Make Black History
Do you only celebrate Black History every February because it shows up on the calendar? Do you search for ways to make sure that your social banners tout the traditional red, black, and green colors? This year let’s do something different. Let’s make Black history.
To say these past 24 months have been immensely tough is an understatement. We’ve dealt with a range of social, racial, economic, and health challenges that have forced us to change or re-evaluate almost every aspect of our lives. These challenges have also forced us to make Black history in new and innovative ways.
And while it might sound strange, the recent crises that isolated us into our family pods, and simultaneously forced us to march with like-minded strangers on the streets, also brought us together. Connecting over the previous two years, regardless of the impetus, gave us a collective sense of how much we desire the same basic fundamentals in life. Most of us seek respect, opportunity, and equitable access. Additionally, we have been reminded that working together continues to serve as the most effective way to get things done and achieve meaningful results.
How to Make Black History
The biggest opportunity to prove this notion of connected action and collaboration can be found in business. Companies can make Black history by becoming more inclusive. Research shows that diverse and inclusive teams better solve complex problems. They innovate more frequently, and make more effective decisions 87% of the time. To boost collective intelligence and problem-solving, deploy diverse-by-design teams, particularly in areas such as R&D, marketing, communication, and customer service.
Maintaining a diverse supply chain also directly impacts business success. Diversity weaves a sustainable economic fabric for the communities within which employees, suppliers, and customers live. In fact, diverse companies are 70% more likely to capture new markets than organizations that do not actively recruit and support talent and teams from marginalized groups. Let this be the year that you make Black history.

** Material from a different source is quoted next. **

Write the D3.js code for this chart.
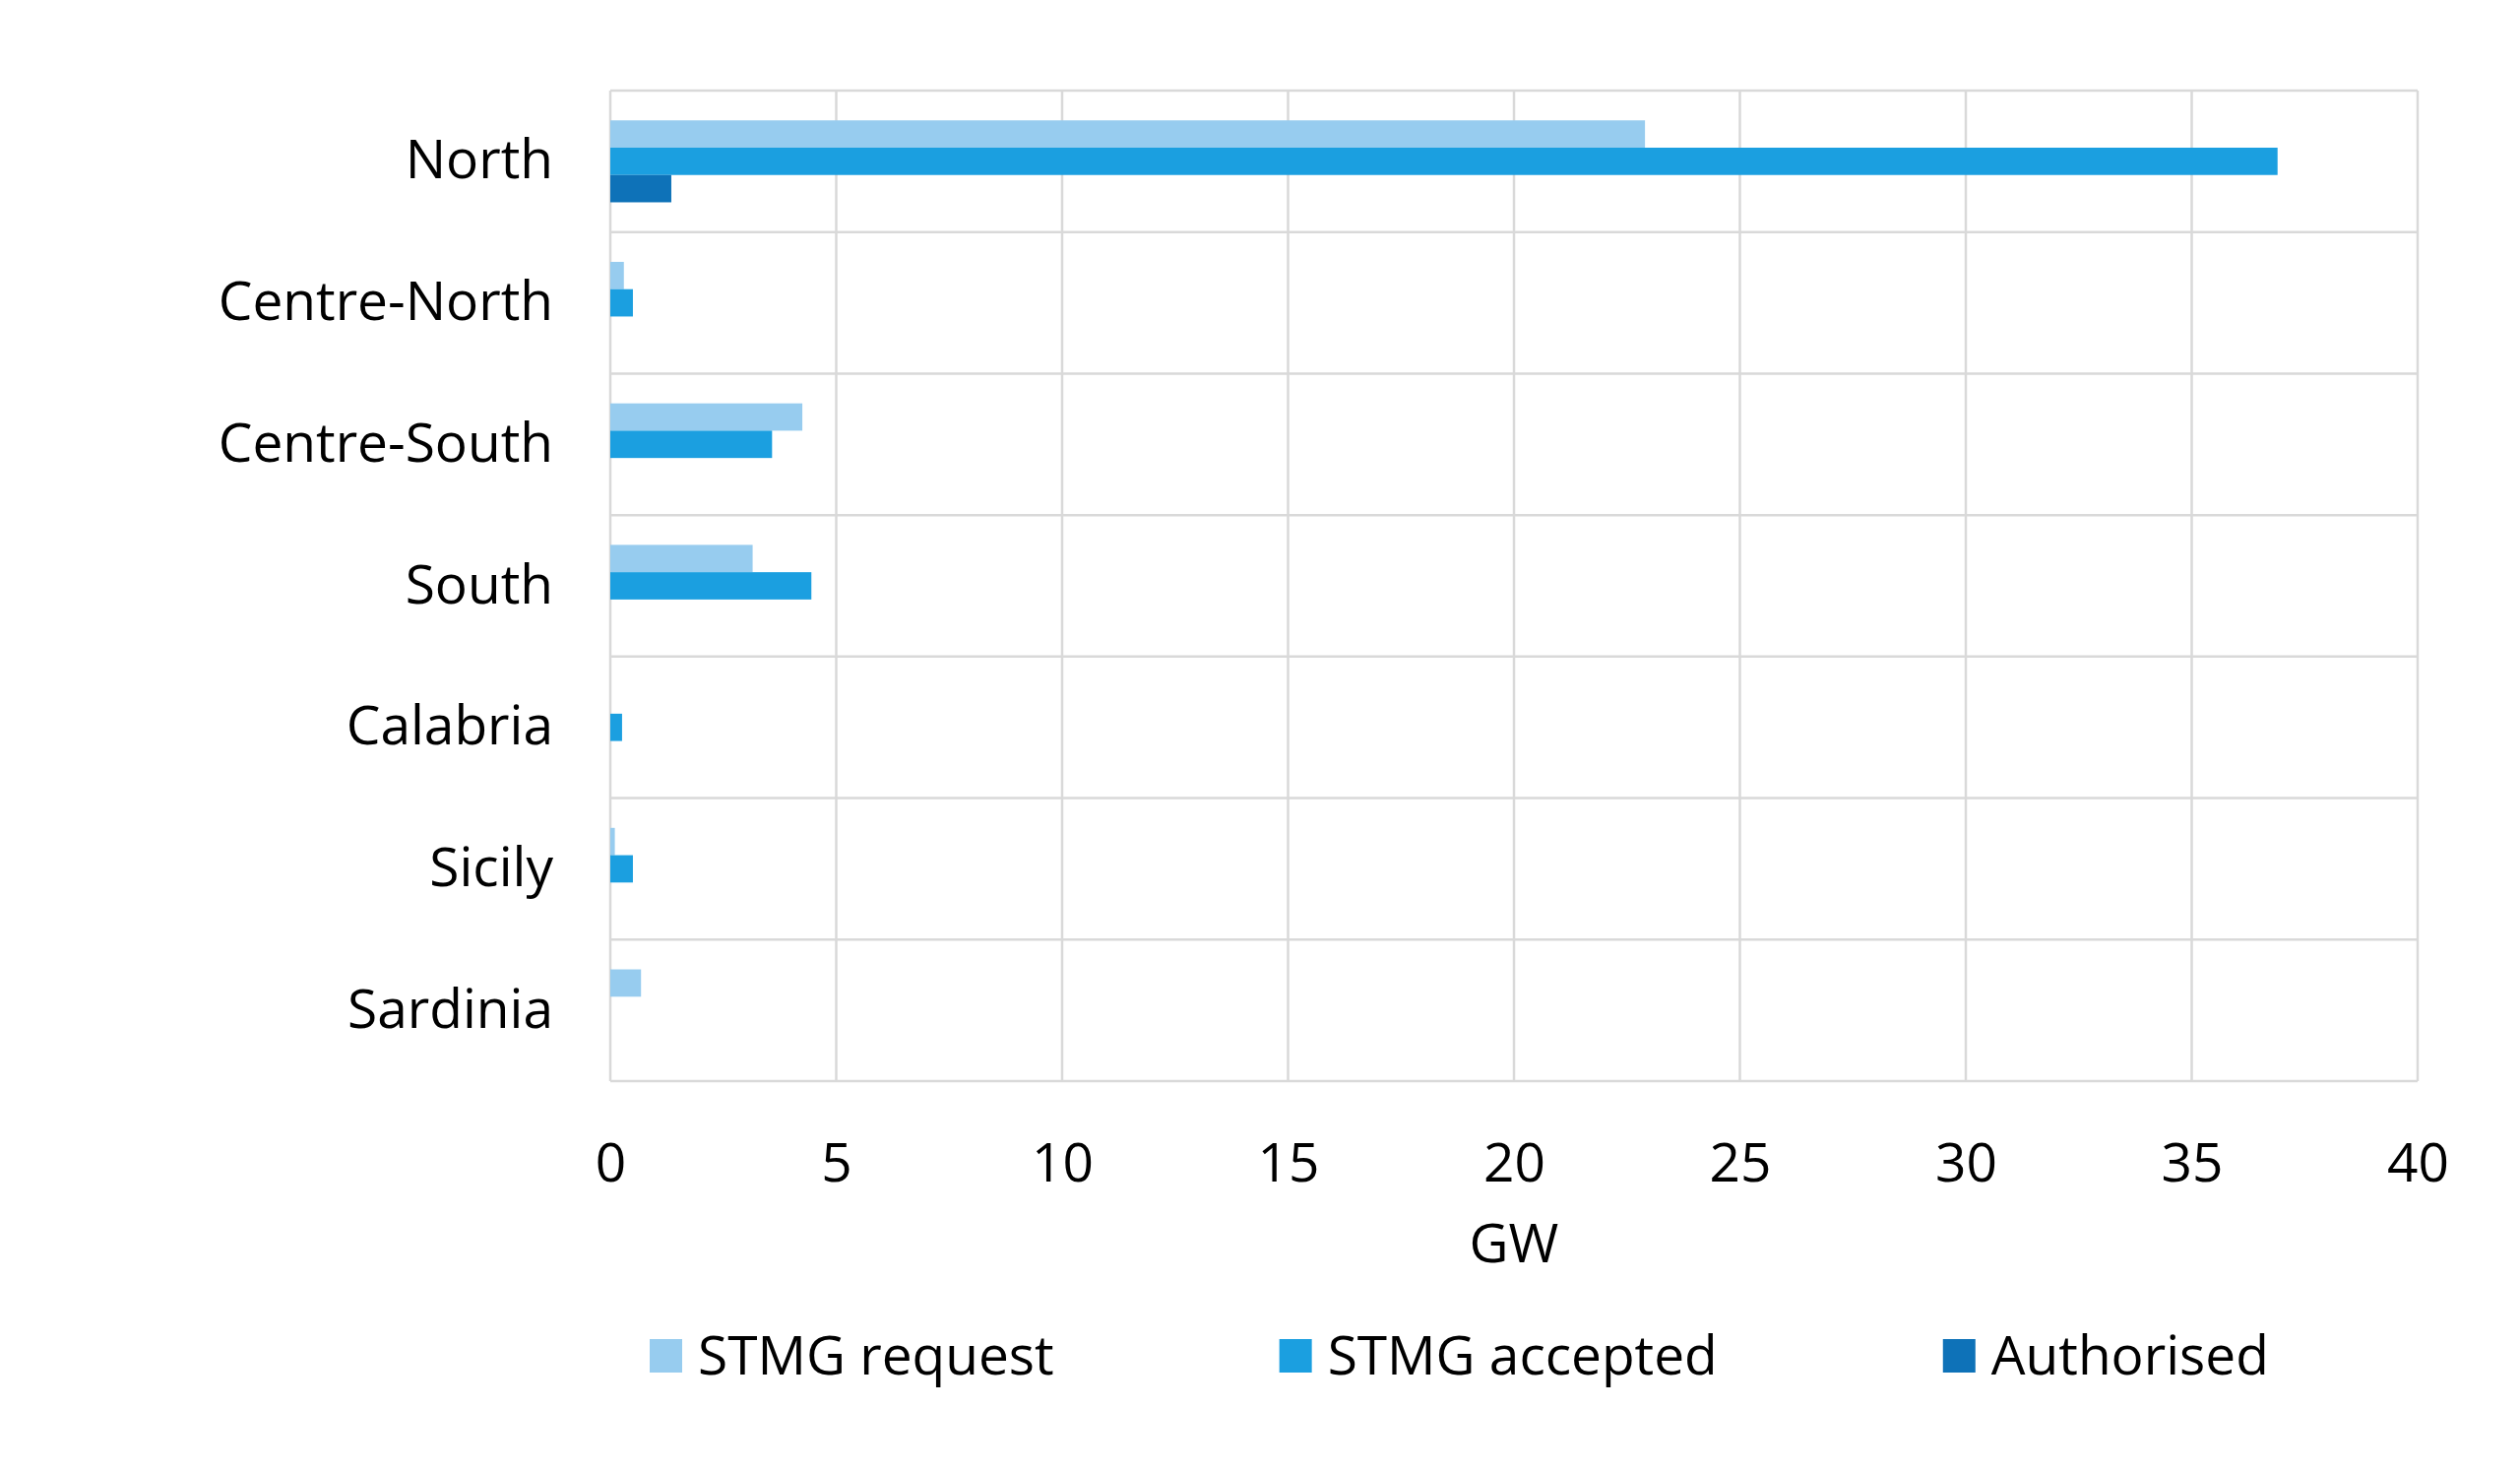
<!DOCTYPE html>
<html>
<head>
<meta charset="utf-8">
<script src="https://cdn.jsdelivr.net/npm/d3@7"></script>
<style>
  html, body { margin: 0; padding: 0; background: #ffffff; }
  text { font-family: "Open Sans", "Noto Sans", sans-serif; fill: #000; }
</style>
</head>
<body>
<div id="chart"></div>
<script>
// Data (GW)
const regions = ["North", "Centre-North", "Centre-South", "South", "Calabria", "Sicily", "Sardinia"];
const seriesNames = ["STMG request", "STMG accepted", "Authorised"];
const stmgRequest = [22.9, 0.3, 4.25, 3.15, 0, 0.1, 0.68];
const stmgAccepted = [36.9, 0.5, 3.58, 4.45, 0.26, 0.5, 0];
const authorised = [1.35, 0, 0, 0, 0, 0, 0];
const xTicks = [0, 5, 10, 15, 20, 25, 30, 35, 40];
const colors = ["#97ccef", "#1b9fe0", "#0e72b8"];

const width = 2560;
const height = 1495;
const margin = { top: 92, right: 104, bottom: 397, left: 620 };
const fontSize = "55px";

const svg = d3.select("#chart")
  .append("svg")
  .attr("width", width)
  .attr("height", height);

const x = d3.scaleLinear()
  .domain([0, 40])
  .range([margin.left, width - margin.right]);

const y = d3.scaleBand()
  .domain(regions)
  .range([margin.top, height - margin.bottom])
  .paddingInner(0)
  .paddingOuter(0);

const ySub = d3.scaleBand()
  .domain(seriesNames)
  .range([0, y.bandwidth()])
  .paddingInner(0)
  .paddingOuter(1.09);

const gridColor = "#d9d9d9";

// vertical gridlines
svg.append("g")
  .selectAll("line")
  .data(xTicks)
  .enter()
  .append("line")
  .attr("x1", (d) => x(d))
  .attr("x2", (d) => x(d))
  .attr("y1", margin.top)
  .attr("y2", height - margin.bottom)
  .attr("stroke", gridColor)
  .attr("stroke-width", 2.5);

// horizontal lines at category boundaries
const boundaries = regions.map((r) => y(r)).concat([height - margin.bottom]);
svg.append("g")
  .selectAll("line")
  .data(boundaries)
  .enter()
  .append("line")
  .attr("x1", x(0))
  .attr("x2", x(40))
  .attr("y1", (d) => d)
  .attr("y2", (d) => d)
  .attr("stroke", gridColor)
  .attr("stroke-width", 2.5);

// bars
const allSeries = [stmgRequest, stmgAccepted, authorised];
const barData = [];
regions.forEach((r, i) => {
  seriesNames.forEach((s, j) => {
    barData.push({ region: r, series: s, value: allSeries[j][i], color: colors[j] });
  });
});

svg.append("g")
  .selectAll("rect")
  .data(barData.filter((d) => d.value > 0))
  .enter()
  .append("rect")
  .attr("x", x(0))
  .attr("y", (d) => y(d.region) + ySub(d.series))
  .attr("width", (d) => x(d.value) - x(0))
  .attr("height", ySub.bandwidth())
  .attr("fill", (d) => d.color);

// x axis labels
const xAxis = d3.axisBottom(x)
  .tickValues(xTicks)
  .tickSize(0)
  .tickPadding(63);

const gx = svg.append("g")
  .attr("transform", `translate(0, ${height - margin.bottom})`)
  .call(xAxis);
gx.select(".domain").remove();
gx.selectAll("text")
  .style("font-size", fontSize)
  .attr("fill", "#000");

svg.append("text")
  .attr("x", (x(0) + x(40)) / 2)
  .attr("y", 1282)
  .attr("text-anchor", "middle")
  .style("font-size", fontSize)
  .text("GW");

// y axis labels
const yAxis = d3.axisLeft(y).tickSize(0).tickPadding(58);
const gy = svg.append("g")
  .attr("transform", `translate(${margin.left}, 0)`)
  .call(yAxis);
gy.select(".domain").remove();
gy.selectAll("text")
  .style("font-size", fontSize)
  .attr("fill", "#000");

// legend
const legend = svg.append("g").attr("transform", "translate(660, 1377)");
let lx = 0;
seriesNames.forEach((name, i) => {
  const item = legend.append("g").attr("transform", `translate(${lx}, 0)`);
  item.append("rect")
    .attr("x", 0)
    .attr("y", -17)
    .attr("width", 33)
    .attr("height", 34)
    .attr("fill", colors[i]);
  const t = item.append("text")
    .attr("x", 49)
    .attr("y", 0)
    .attr("dy", "0.35em")
    .style("font-size", fontSize)
    .text(name);
  lx += 49 + t.node().getComputedTextLength() + 229;
});
</script>
</body>
</html>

Since the murder of George Floyd and the revelations of how the COVID-19 pandemic disproportionally affected Black-owned businesses, many corporations and government agencies made diversity, equity, and inclusion a primary business focus. Unfortunately, many still struggle with implementing the structures and sustaining the practices that truly support these initiatives. And for those that engage, most of their actions are still very limited in scope and ambition.
- 64% of organizations identify building diverse and inclusive teams as a key challenge
- Only 32% purposely create diverse and inclusive teams to drive performance
- Only 42% develop an inclusive leadership team
In order for companies to benefit from intentional diversity, equity, and inclusion, leadership must make Black history and stop looking at DEI as a cursory opportunity. Effectiveness requires active and deliberate support of diverse people, processes, and environments. Furthermore, decision-makers must build DEI into the organization’s financial foundation. This means re-examining old and current structures, processes, policies, and algorithms to remove systemic biases and to ensure that these methodologies and procedures work equitably for all.
Don’t simply celebrate our achievements. Do your part and together we can make Black history.